• _THE INPUT_
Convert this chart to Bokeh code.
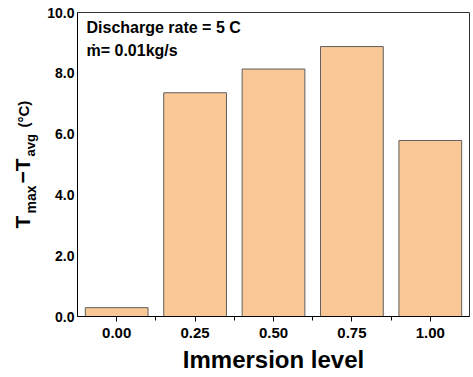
import math
from bokeh.plotting import figure
from bokeh.layouts import row
from bokeh.models import FixedTicker, PrintfTickFormatter, Label, Range1d, ColumnDataSource
from bokeh.embed import file_html
from bokeh.resources import INLINE

# data
levels = [0.00, 0.25, 0.50, 0.75, 1.00]
delta_t = [0.29, 7.36, 8.14, 8.88, 5.79]
x_ticks = [0.00, 0.25, 0.50, 0.75, 1.00]
x_minor = [0.125, 0.375, 0.625, 0.875]
y_ticks = [0, 2, 4, 6, 8, 10]

FONT = "Liberation Sans"
LEFT_W = 39

p = figure(width=473 - LEFT_W, height=377, output_backend="svg", toolbar_location=None,
           x_range=Range1d(-0.125, 1.125), y_range=Range1d(0, 10),
           min_border_left=77 - LEFT_W, min_border_right=4, min_border_top=12,
           min_border_bottom=61)

src = ColumnDataSource(dict(x=levels, top=delta_t))
p.vbar(x="x", top="top", bottom=0, width=0.2, source=src,
       fill_color="#F9C896", line_color="#5E5E5E", line_width=1)

p.grid.visible = False
p.outline_line_color = "#333333"
p.outline_line_width = 1
p.background_fill_color = "white"
p.border_fill_color = "white"

xa = p.xaxis[0]
xa.ticker = FixedTicker(ticks=x_ticks, minor_ticks=x_minor)
xa.formatter = PrintfTickFormatter(format="%.2f")
xa.axis_label = "Immersion level"
xa.axis_label_text_font = FONT
xa.axis_label_text_font_style = "bold"
xa.axis_label_text_font_size = "24px"
xa.axis_label_text_color = "black"
xa.axis_label_standoff = 5
xa.major_label_text_font = FONT
xa.major_label_text_font_style = "bold"
xa.major_label_text_font_size = "15px"
xa.major_label_text_color = "black"
xa.major_label_standoff = 6
xa.major_tick_in = 0
xa.major_tick_out = 5
xa.minor_tick_in = 0
xa.minor_tick_out = 4
xa.axis_line_color = "black"
xa.major_tick_line_color = "black"
xa.minor_tick_line_color = "black"

ya = p.yaxis[0]
ya.ticker = FixedTicker(ticks=y_ticks, minor_ticks=[])
ya.formatter = PrintfTickFormatter(format="%.1f")
ya.major_label_text_font = FONT
ya.major_label_text_font_style = "bold"
ya.major_label_text_font_size = "14px"
ya.major_label_text_color = "black"
ya.major_label_standoff = 3
ya.major_tick_in = 0
ya.major_tick_out = 0
ya.minor_tick_out = 0
ya.axis_line_color = "black"


def lab(fig, text, x, y, size, angle=0.0):
    fig.add_layout(Label(x=x, y=y, x_units="screen", y_units="screen", text=text,
                         text_font=FONT, text_font_style="bold", text_font_size=size,
                         text_color="black", angle=angle, text_baseline="alphabetic",
                         text_align="left"))


lab(p, "Discharge rate = 5 C", 9, 289, "16px")
lab(p, "\u1e41= 0.01kg/s", 9, 266, "16px")

# narrow strip holding the y-axis title: T_max - T_avg (°C)
q = figure(width=LEFT_W, height=377, output_backend="svg", toolbar_location=None,
           x_range=Range1d(0, 1), y_range=Range1d(0, 1),
           x_axis_location=None, y_axis_location=None,
           min_border_left=0, min_border_right=0, min_border_top=12, min_border_bottom=61)
q.grid.visible = False
q.outline_line_color = None
q.border_fill_color = "white"

a = math.pi / 2
lab(q, "T", 22, 88, "21px", a)
lab(q, "max", 30, 103, "14px", a)
lab(q, "\u2212T", 22, 133, "21px", a)
lab(q, "avg", 30, 160, "13px", a)
lab(q, "(\u00b0C)", 23, 189, "15px", a)

layout = row(q, p, spacing=0)
open("out.html", "w").write(file_html(layout, INLINE))
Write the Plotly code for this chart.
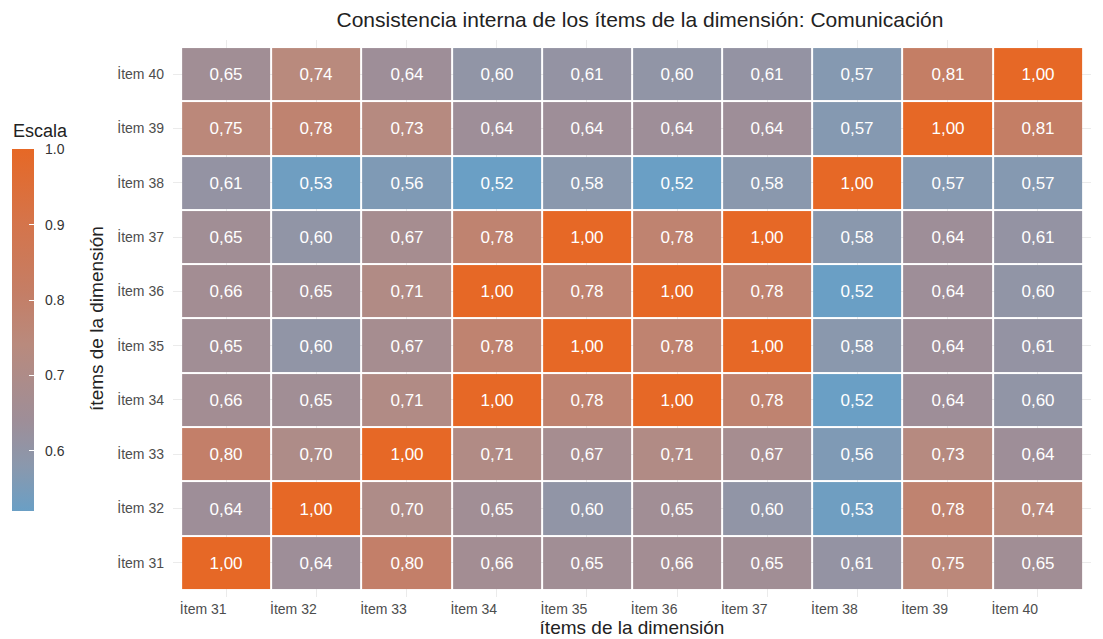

• _TASK TO COMPLETE_
Take every line from the data that contains the word "code".

• _RESULT OF THIS TASK_
Convert this chart to Bokeh code.
Write the Plotly code for this chart.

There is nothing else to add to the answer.